An alternate universe version of Howard Stark from Earth-1610 appears in the Ultimate Marvel imprint. This version was killed in a plane accident engineered by the Mandarin company.

===Marvel Adventures===
An alternate universe version of Howard Stark appears in Marvel Adventures Iron Man. This version is the son of inventor Arno Stark and a business partner of Obadiah Stane. Howard later disappears and leaves his family for unknown reasons, leading the young Tony to take over Stark Industries after graduating.

===Ultimate Universe===
An alternate universe version of Howard Stark appears in the Ultimate Universe imprint. This version previously operated as Iron Man and is a business partner of Obadiah Stane. During an international event in the City, Stark and Stane are attacked by a clone army, which Stane being killed. Stark is enlisted to help recreate the Immortus Engine, as he is believed by the Maker to be its creator. They plot against the Maker by shutting down the temporal forcefield surrounding the City, allowing Kang the Conqueror's armies to invade. Howard shuts down the damper of the Engine and causes an explosion that engulfs Kang's armies and the Maker.

== In other media ==
===Television===
- Howard Stark appears in Iron Man (1994), voiced by Neil Ross in "The Origin of Iron Man" and by Peter Renaday in "Not Far From The Tree". In the former episode, Howard is seemingly killed following a plane accident. In the latter episode, it is revealed that A.I.M. captured and cloned him to take over Stark Industries. While the plan is foiled, the clone escapes and vows to return.
- Howard Stark appears in Iron Man: Armored Adventures, voiced by Fred Henderson. This version was presumed dead in a plane crash and secretly captured by the Mandarin, who sought his help in finding the Makluan rings. Near the end of the series, Iron Man rescues Howard, who assists him and his allies in thwarting a Makluan invasion.
- Howard Stark appears in the introduction sequence of Marvel Anime: Iron Man.
- Howard Stark appears in Avengers Assemble, voiced by Stephen Collins in the original airing of "Thanos Rising", Troy Baker in re-airings of the aforementioned episode, and Charlie Schlatter in "New Year's Resolution". This version is the creator of Arsenal and a friend of Peggy Carter.
- Howard Stark appears in Iron Man and His Awesome Friends, voiced by John Stamos.

===Film===
- Early screenplay drafts written by Alfred Gough, Miles Millar, and David Hayter for New Line Cinema's Iron Man (2008) pitted Iron Man against Howard, who would have served as the main antagonist, as War Machine.
- Howard Stark appears in The Invincible Iron Man, voiced by John McCook. This version is still alive, serves as the head of Stark International, and has a strained relationship with Tony Stark over Maria Stark's death until they eventually reconcile and agree to run the company equally.

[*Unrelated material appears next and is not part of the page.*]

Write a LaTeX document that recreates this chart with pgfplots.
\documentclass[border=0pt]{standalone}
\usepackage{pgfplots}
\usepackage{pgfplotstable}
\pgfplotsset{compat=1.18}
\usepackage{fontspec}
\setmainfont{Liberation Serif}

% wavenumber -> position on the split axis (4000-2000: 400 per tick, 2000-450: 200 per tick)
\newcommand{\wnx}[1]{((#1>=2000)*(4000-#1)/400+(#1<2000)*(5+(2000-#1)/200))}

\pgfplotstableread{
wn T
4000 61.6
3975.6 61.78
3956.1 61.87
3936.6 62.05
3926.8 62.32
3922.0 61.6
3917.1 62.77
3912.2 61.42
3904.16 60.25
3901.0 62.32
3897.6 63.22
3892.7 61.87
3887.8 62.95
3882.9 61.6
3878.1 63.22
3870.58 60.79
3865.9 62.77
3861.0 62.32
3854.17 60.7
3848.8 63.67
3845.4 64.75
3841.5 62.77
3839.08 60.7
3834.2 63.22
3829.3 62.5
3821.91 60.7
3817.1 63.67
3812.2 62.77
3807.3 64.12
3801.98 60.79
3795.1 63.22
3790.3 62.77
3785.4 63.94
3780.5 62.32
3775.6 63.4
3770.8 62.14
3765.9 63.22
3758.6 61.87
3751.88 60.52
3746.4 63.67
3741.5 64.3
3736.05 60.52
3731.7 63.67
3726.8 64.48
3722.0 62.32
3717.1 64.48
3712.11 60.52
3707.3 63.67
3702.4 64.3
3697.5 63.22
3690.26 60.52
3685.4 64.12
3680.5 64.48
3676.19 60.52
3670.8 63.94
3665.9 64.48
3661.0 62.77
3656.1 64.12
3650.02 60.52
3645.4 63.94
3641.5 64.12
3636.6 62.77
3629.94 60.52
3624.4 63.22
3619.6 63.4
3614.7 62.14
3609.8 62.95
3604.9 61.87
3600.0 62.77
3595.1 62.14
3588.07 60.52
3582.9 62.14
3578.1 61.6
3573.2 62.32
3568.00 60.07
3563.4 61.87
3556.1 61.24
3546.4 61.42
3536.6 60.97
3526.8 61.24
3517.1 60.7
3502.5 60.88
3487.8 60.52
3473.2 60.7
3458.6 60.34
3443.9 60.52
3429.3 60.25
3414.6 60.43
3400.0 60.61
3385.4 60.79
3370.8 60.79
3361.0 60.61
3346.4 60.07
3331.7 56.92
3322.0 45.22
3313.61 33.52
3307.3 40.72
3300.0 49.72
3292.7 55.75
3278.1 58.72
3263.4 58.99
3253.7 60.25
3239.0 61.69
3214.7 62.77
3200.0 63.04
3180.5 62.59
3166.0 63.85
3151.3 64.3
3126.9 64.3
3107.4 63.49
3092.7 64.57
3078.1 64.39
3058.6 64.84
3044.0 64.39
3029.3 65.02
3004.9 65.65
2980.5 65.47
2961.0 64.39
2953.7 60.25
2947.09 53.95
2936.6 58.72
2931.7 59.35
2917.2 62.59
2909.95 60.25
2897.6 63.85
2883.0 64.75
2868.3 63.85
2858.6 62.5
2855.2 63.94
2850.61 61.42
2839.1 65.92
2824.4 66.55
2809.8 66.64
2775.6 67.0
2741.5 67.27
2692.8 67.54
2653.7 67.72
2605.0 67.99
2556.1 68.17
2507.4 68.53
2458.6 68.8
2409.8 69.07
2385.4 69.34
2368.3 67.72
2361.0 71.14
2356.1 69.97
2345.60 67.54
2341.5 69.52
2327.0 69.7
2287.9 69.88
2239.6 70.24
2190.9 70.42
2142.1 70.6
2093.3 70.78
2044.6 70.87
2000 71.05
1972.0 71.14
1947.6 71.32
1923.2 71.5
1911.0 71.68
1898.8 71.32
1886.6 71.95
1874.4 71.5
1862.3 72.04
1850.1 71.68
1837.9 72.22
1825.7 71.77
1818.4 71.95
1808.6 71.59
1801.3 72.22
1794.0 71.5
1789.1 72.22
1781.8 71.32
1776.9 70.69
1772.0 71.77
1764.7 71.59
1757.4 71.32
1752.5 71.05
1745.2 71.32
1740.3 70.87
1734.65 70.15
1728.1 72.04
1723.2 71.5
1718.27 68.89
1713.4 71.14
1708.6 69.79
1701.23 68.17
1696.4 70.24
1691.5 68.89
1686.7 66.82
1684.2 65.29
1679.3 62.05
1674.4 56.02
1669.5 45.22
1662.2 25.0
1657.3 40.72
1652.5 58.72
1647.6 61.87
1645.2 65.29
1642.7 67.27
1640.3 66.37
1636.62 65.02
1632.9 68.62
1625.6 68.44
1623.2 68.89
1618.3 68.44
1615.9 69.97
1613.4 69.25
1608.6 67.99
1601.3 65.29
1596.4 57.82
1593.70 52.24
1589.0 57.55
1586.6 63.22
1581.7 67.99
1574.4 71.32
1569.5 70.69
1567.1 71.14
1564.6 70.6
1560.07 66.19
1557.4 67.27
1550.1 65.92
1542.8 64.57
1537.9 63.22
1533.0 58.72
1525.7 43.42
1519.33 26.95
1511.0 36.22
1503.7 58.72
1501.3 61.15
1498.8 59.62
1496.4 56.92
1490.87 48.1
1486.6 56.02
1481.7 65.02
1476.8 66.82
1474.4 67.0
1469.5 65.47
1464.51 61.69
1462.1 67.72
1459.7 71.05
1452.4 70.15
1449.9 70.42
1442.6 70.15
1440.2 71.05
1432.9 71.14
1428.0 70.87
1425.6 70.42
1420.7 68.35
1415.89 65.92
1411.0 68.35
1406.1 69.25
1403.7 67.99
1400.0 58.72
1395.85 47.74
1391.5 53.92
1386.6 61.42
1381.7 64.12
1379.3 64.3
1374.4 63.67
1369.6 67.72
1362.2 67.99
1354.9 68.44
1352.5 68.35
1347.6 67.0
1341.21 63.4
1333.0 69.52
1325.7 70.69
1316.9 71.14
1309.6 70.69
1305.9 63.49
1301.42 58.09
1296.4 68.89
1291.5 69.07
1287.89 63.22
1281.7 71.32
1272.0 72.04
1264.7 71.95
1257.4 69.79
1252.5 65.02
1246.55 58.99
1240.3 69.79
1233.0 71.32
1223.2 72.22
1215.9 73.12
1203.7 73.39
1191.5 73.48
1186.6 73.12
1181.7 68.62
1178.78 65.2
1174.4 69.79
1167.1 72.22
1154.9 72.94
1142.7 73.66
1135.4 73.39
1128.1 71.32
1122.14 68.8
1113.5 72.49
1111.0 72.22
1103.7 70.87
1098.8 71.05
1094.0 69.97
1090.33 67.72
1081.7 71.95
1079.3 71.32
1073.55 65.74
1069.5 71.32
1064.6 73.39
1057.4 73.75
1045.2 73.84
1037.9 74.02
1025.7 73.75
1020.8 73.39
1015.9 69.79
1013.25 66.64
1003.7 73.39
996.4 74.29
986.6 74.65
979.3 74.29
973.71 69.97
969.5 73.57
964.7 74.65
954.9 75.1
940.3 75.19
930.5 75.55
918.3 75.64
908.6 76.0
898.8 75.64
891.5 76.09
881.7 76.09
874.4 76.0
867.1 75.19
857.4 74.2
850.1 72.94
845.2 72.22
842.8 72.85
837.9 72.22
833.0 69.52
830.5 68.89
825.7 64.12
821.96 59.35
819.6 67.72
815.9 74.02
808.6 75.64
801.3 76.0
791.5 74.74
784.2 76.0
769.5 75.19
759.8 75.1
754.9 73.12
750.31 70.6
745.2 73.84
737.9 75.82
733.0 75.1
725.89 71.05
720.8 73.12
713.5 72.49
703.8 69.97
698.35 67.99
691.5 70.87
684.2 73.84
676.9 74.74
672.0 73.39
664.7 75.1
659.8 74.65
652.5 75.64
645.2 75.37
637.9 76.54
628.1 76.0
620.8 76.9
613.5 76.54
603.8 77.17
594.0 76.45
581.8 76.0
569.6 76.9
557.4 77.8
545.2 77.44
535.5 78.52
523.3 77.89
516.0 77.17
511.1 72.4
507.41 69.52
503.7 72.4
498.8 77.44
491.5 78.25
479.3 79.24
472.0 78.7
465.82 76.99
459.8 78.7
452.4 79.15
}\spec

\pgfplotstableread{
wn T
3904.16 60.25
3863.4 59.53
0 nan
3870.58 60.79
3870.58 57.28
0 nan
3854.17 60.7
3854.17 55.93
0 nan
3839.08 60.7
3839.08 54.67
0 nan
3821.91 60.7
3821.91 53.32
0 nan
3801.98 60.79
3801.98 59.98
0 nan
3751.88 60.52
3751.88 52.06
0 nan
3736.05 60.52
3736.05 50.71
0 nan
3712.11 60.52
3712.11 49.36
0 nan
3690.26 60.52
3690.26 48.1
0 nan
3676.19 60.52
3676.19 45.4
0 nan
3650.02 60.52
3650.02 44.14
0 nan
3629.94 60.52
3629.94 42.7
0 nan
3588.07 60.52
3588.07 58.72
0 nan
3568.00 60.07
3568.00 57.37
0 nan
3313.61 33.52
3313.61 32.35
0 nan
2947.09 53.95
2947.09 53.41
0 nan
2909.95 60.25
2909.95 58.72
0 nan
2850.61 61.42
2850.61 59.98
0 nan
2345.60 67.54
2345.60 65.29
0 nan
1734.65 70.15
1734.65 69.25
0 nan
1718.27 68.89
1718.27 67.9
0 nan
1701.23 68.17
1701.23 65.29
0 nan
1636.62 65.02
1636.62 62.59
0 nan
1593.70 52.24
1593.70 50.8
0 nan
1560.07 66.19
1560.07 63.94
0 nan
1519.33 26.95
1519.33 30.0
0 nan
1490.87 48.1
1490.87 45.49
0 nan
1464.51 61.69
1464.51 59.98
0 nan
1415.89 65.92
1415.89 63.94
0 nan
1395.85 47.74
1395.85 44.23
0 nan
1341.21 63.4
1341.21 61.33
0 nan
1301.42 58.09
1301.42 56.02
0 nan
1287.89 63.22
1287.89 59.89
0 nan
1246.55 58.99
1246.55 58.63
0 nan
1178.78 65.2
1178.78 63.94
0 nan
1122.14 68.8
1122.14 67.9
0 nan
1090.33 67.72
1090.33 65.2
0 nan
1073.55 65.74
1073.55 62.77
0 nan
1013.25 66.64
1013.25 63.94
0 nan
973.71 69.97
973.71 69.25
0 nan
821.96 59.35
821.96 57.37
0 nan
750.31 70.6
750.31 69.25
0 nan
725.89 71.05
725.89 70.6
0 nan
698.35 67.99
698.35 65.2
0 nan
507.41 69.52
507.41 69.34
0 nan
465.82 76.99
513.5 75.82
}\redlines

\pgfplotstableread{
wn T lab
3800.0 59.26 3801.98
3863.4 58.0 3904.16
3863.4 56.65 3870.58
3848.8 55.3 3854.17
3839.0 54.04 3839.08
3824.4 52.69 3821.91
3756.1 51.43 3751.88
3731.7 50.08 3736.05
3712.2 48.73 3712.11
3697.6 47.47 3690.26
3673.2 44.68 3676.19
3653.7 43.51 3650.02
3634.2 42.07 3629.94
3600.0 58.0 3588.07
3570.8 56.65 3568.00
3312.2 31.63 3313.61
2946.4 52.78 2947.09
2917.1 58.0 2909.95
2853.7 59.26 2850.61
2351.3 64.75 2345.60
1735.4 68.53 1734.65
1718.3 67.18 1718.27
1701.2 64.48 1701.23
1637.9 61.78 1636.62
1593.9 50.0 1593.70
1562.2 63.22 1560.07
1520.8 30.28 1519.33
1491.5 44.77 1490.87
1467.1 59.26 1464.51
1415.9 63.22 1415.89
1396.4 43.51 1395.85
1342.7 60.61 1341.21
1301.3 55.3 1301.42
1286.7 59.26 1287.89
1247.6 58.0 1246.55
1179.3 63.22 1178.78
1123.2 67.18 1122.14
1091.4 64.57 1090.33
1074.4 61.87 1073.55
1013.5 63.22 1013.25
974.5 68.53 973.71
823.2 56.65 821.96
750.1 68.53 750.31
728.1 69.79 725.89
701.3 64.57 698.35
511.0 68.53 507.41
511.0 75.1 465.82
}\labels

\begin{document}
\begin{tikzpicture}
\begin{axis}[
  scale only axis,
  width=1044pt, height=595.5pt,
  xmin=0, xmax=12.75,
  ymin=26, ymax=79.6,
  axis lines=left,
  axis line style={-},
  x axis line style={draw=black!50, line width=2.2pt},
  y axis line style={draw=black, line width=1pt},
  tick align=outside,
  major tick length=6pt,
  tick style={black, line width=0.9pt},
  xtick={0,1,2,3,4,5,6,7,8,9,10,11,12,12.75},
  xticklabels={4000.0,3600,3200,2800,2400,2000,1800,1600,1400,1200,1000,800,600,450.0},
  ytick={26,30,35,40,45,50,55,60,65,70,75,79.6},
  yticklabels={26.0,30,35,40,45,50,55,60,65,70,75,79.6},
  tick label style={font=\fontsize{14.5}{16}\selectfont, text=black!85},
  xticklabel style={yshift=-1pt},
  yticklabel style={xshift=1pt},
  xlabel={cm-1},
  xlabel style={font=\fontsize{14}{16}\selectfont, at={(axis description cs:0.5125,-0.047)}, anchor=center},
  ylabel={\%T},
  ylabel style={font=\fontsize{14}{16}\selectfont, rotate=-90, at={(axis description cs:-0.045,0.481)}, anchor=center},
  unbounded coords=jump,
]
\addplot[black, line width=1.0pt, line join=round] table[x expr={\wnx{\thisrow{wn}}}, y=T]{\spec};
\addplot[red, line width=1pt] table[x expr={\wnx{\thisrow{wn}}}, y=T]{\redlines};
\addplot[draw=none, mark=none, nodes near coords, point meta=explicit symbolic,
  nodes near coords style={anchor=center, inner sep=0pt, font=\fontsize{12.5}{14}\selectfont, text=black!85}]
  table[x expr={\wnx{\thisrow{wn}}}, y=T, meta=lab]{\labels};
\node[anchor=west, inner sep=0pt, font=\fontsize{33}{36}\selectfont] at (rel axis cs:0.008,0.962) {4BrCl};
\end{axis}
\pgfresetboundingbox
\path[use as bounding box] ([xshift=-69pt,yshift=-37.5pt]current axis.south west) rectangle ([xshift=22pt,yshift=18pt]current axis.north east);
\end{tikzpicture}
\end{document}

===Marvel Cinematic Universe===

Dominic Cooper as Howard Stark in the film Captain America: The First Avenger

Howard Stark appears in media set in the Marvel Cinematic Universe, primarily portrayed by John Slattery and Dominic Cooper. This version contributed to the Arc Reactor's creation and co-founded S.H.I.E.L.D. before he was killed by Hydra, with his death being covered up as a car accident.
- Gerard Sanders portrays Howard in a brief memorial slideshow presentation in the beginning of the live-action film Iron Man (2008).
- Slattery first portrays Howard in the live-action film Iron Man 2 (2010), in which he uses a film reel to posthumously reconcile with his son Tony Stark and help perfect the Arc Reactor.
- Cooper first portrays a younger iteration of Howard in the live-action film Captain America: The First Avenger (2011). Amidst World War II, Howard takes part in the Strategic Scientific Reserve (SSR)'s Super Soldier Project before aiding Steve Rogers in his fight against Hydra. Following Rogers's apparent death, Howard recovers the Tesseract.
- Cooper reprises his role in the live-action Marvel One-Shot film Agent Carter, in which he recruits Peggy Carter to help him form S.H.I.E.L.D. in 1946.
- Cooper reprises his role in the live-action TV series Agent Carter. In the first season, Howard tasks Carter with stopping Leviathan after the terrorists framed him for selling his technology on the black market while he goes incognito and tasks his butler Edwin Jarvis with helping Carter and secretly reporting back to him. In the second season, Howard helps Carter combat Whitney Frost after she acquires Zero Matter powers.
- Slattery reprised the role for a cameo in a flashback in the live-action film Ant-Man (2015), in which he served as a superior of Hank Pym.
- Slattery again reprised the role in a flashback in the live-action film Captain America: Civil War (2016), in which his and Maria Stark's deaths are revealed to have been committed by Hydra's brainwashed enforcer, the Winter Soldier.
- Slattery portrays an alternate timeline variant of Howard in the live-action film Avengers: Endgame, in which he encounters a time-traveling Tony.
- Cooper and Slattery voice alternate timeline variants of Howard in the Disney+ animated series What If...?.

===Video games===
- Howard Stark, based on Dominic Cooper's portrayal, appears in Captain America: Super Soldier, voiced by Liam O'Brien.
- Howard Stark appears in Lego Marvel Super Heroes.
- Howard Stark appears in Marvel's Midnight Suns, voiced by Peter Lurie.
- Howard Stark will appear in Marvel 1943: Rise of Hydra, voiced by Joel Johnstone.